Primary Data Collection Methods of both Observation and Experimentation

Primary Data Collection Methods of both Observation and Experimentation

Introduction

Research is one of the most significant processes in marketing. The most successful products and services in the marketplace gain prominence because of extensive studies and analysis. Market research is critical as it assists organizations in determining and accurately anticipating the needs and wants of the consumers. Moreover, a conducting a study on the clients and products further enables a company to understand its customers, gain knowledge on its main threats including competitors, test new merchandise as well as ensure that the business sustains an upward trajectory through growth and profitability. In market research, corporate entities have the option of using primary or secondary sources of data. Despite the benefits that secondary data provides, companies opt to use primary data collection methods in most instances (Hox, 2005). The following discussion focuses on primary data collection methods with particular reference to observation and experimentation. Research is applicable in any field or practice, but this discussion centers around data collection methods in advertising.

Primary Data Collection

Primary data is also known as raw data because it is obtained directly from the various sources such as the participants who answer a questionnaire or respondents to survey questions. Secondly, primary data is not processed, which implies that it is in its raw form. Raw data must be processed through various analysis techniques to obtain relevant information. There are multiple procedures of collecting primary data including the use of questionnaires, interviews, observations, and experimentations. Observation refers to the process of viewing and recording data and recording the same for further processing: the researcher must rely on his or her observation skills.
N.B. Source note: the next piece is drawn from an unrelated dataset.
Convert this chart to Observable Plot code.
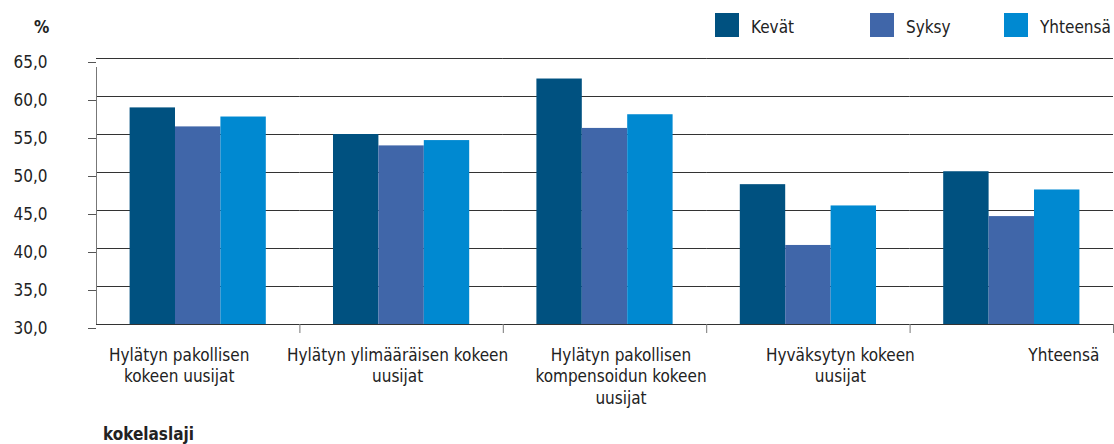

Experimentation, on the other hand, involves the scientific process of selectively sourcing subjects that fit specific criteria. The respondents should be representative of the entire demographic such that all races and genders in the form of a sample size that represents the society. Scientific experiments range from tests, question and answer sessions or other approaches (Wilcox, 2012). For example, food manufacturers collect random individuals to taste their products and offer comments or suggestions on the same. The company may opt to change the product based on the results of the survey.